Farley worked for Montgomery Securities, an investment bank, and Gryphon Investors, a private equity firm. He was the chief financial officer, chief operating officer and later president of SunGard Kiodex, the derivatives advisory subsidiary of SunGard.

In January 2007, at age 30, Farley became the president of the New York Board of Trade at the Intercontinental Exchange (ICE) and chief operating officer of ICE Futures U.S. While he was president of the NYBOT, the company introduced electronic trading, doubled trading volume, and saw earnings rise sixfold. He was later the senior vice president of financial markets at the ICE.

===New York Stock Exchange (2013–2018)===
Farley was the chief operating officer of the NYSE Group from November 2013 to May 2014. He was its president from 2014 to 2018. Farley oversaw several major listings, including Alibaba's 2014 initial public offering, which was the largest IPO in U.S. history at the time.

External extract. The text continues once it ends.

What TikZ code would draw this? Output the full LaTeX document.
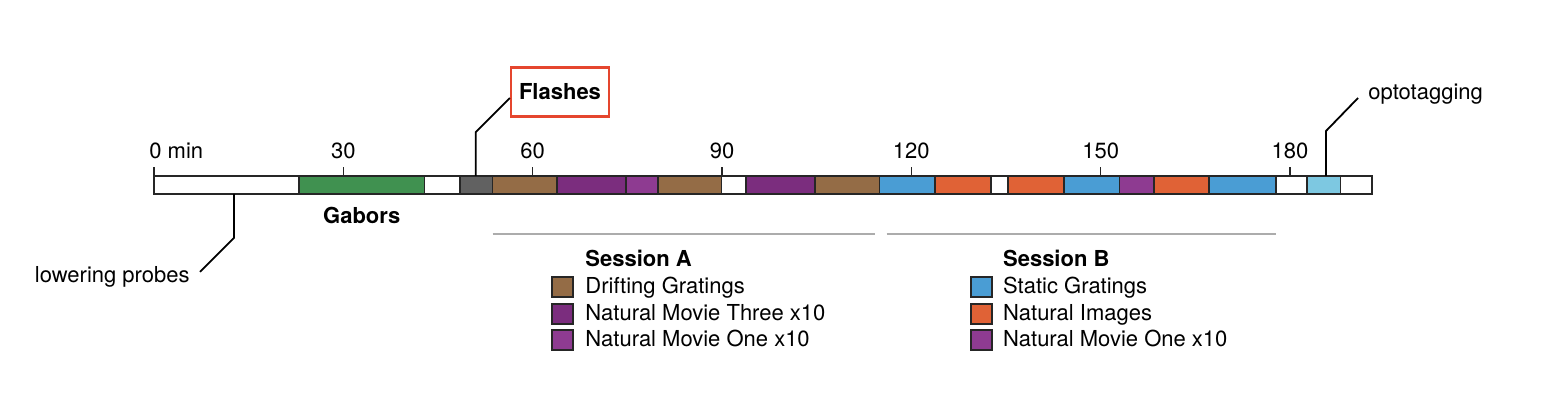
\documentclass[tikz,border=0pt]{standalone}
\usepackage{fontspec}
\setmainfont{TeX Gyre Heros}
\usetikzlibrary{calc}
\definecolor{gaborGreen}{RGB}{64, 145, 80}
\definecolor{flashGray}{RGB}{97, 97, 97}
\definecolor{driftBrown}{RGB}{148, 108, 70}
\definecolor{movieThree}{RGB}{123, 45, 126}
\definecolor{movieOne}{RGB}{142, 59, 145}
\definecolor{staticBlue}{RGB}{74, 157, 212}
\definecolor{imageOrange}{RGB}{224, 98, 54}
\definecolor{optoBlue}{RGB}{125, 200, 225}
\definecolor{flashRed}{RGB}{229, 70, 46}
\tikzset{
    % Timeline Blocks
    seg/.style={
        rectangle,
        draw=black!85,
        line width=0.8pt,
        minimum height=9pt,
        inner sep=0pt,
        outer sep=0pt,
        anchor=west
    },
    tickMark/.style={draw=black!85, line width=0.6pt},
    tickLabel/.style={anchor=base, inner sep=0pt},
    % Leaders & Labels
    leader/.style={draw=black, line width=0.9pt},
    boldLabel/.style={inner sep=0pt, font=\bfseries\fontsize{11}{13}\selectfont},
    sessLine/.style={draw=gray!65, line width=0.6pt},
    % Legend
    swatch/.style={rectangle, draw=black!85, line width=0.8pt, minimum width=10.5pt, minimum height=10pt, inner sep=0pt},
    legText/.style={anchor=base west, inner sep=0pt},
    legHead/.style={legText, font=\bfseries\fontsize{11}{13}\selectfont}
}
\begin{document}
\begin{tikzpicture}[
    x=0.5pt, y=-0.5pt,
    font=\fontsize{11}{13}\selectfont
]
    \useasboundingbox (0,0) rectangle (1566,394);

    % --- TIMELINE BAR ---
    \foreach \a/\b/\c/\n in {
        154/299/white/s1, 299/424.5/gaborGreen/s2, 424.5/460/white/s3,
        460/492.5/flashGray/s4, 492.5/557/driftBrown/s5, 557/626/movieThree/s6,
        626/658/movieOne/s7, 658/721.5/driftBrown/s8, 721.5/746/white/s9,
        746/815/movieThree/s10, 815/879.5/driftBrown/s11, 879.5/935/staticBlue/s12,
        935/991/imageOrange/s13, 991/1008/white/s14, 1008/1064/imageOrange/s15,
        1064/1119.5/staticBlue/s16, 1119.5/1154/movieOne/s17, 1154/1209/imageOrange/s18,
        1209/1276/staticBlue/s19, 1276/1307/white/s20, 1307/1340.5/optoBlue/s21,
        1340.5/1372/white/s22}
        \node (\n) [seg, fill=\c, minimum width={(\b-\a)*0.5pt}] at (\a,185) {};

    % --- TICKS (minutes) ---
    \draw [tickMark] (s1.north west) -- ++(0,-9);
    \node (t0) [anchor=base west, inner sep=0pt] at (149,159) {0 min};
    \foreach \t in {30,60,...,180} {
        \draw [tickMark] (154+\t*6.311,176) -- ++(0,-9);
        \node (t\t) [tickLabel] at (154+\t*6.311,159) {\t};
    }

    % --- CALLOUTS ---
    \node (gabors) [boldLabel, anchor=base] at (s2.center |- 0,224) {Gabors};

    \node (flashes) [boldLabel, draw=flashRed, line width=1.2pt, minimum width=49pt, minimum height=24.5pt] at (560,92) {Flashes};
    \draw [leader] ([yshift=-3pt]flashes.west) -- ++(-17pt,-17pt) coordinate (flBend) -- (flBend |- s4.north);

    \node (opto) [anchor=base west, inner sep=0pt] at (1368,100) {optotagging};
    \draw [leader] ([shift={(-5pt,1pt)}]opto.base west) -- ++(-16pt,-16.5pt) coordinate (optoBend) -- (optoBend |- s21.north);

    \node (lower) [anchor=base east, inner sep=0pt] at (190,283) {lowering probes};
    \draw [leader] ([shift={(5pt,2.8pt)}]lower.east) -- ++(17pt,17pt) coordinate (lowBend) -- (lowBend |- s1.south);

    % --- SESSION RULES ---
    \draw [sessLine] (492.5,234) -- (875,234);
    \draw [sessLine] (886.5,234) -- (1276,234);

    % --- LEGEND A ---
    \node (headA) [legHead] at (585,266.7) {Session A};
    \foreach \i/\c/\txt in {0/driftBrown/Drifting Gratings, 1/movieThree/Natural Movie Three x10, 2/movieOne/Natural Movie One x10} {
        \node (swA\i) [swatch, fill=\c] at (562.2,287.3+\i*26.5) {};
        \node (legA\i) [legText] at (585,294+\i*26.5) {\txt};
    }

    % --- LEGEND B ---
    \node (headB) [legHead] at (1002.7,266.7) {Session B};
    \foreach \i/\c/\txt in {0/staticBlue/Static Gratings, 1/imageOrange/Natural Images, 2/movieOne/Natural Movie One x10} {
        \node (swB\i) [swatch, fill=\c] at (981.7,287.3+\i*26.5) {};
        \node (legB\i) [legText] at (1002.7,294+\i*26.5) {\txt};
    }

\end{tikzpicture}
\end{document}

In 2013, on behalf of the NYSE, Farley invested $10 million in Coinbase, which was relatively unknown at the time. As part of the deal, he gained Board-level information rights.

===Far Point Acquisition Corporation (2018–2020)===
After a career leading regulated equities exchanges at Intercontinental Exchange and its subsidiary, NYSE, Farley became an advocate of blockchain and decentralized finance.

In 2018, Farley became CEO of Far Point Acquisition, a company he co-founded with Daniel Loeb. The company began trading in June 2018 after raising $550 million in its IPO. Farley was chief executive officer, president and chairman of Far Point Acquisition Corporation.

In 2020, FPAC bought Switzerland-based Global Blue Group Holding AG in a $2.6 billion deal. Global Blue, owned by private equity firms Silver Lake and Partners Group, is an information technology services company that specializes in shopping technology and data-related services. Prior to the Global Blue transaction, Far Point Capital explored approximately 150 potential acquisition targets, with discussions regarding Global Blue beginning in mid-2018.

Global Blue was listed on the New York Stock Exchange in 2020 as "GB." Farley became an Independent Chairman of Global Blue Group Holdings AG and held this position until the business was sold to payments company Shift4 in July 2025.

===Bullish (2021–present)===
In 2021, Farley became the chief executive officer of Bullish, a cryptocurrency exchange and blockchain technology company.

Bullish raised $1.1 billion in an initial public offering, and the stock opened at $90 on the New York Stock Exchange under the ticker BLSH.

In 2023, Bullish acquired the crypto news site CoinDesk from Digital Currency Group. Farley also said that Bullish "will immediately inject capital" into the media company to help expand it.

As of March 2025, Bullish held US$144m in stablecoin, US$1.735bn in bitcoin, US$22m in Ethereum, and US$33m in other digital assets.

==Personal life==
Farley is married to Molly Glynn; they have three daughters. Farley contracted COVID-19 in March 2020.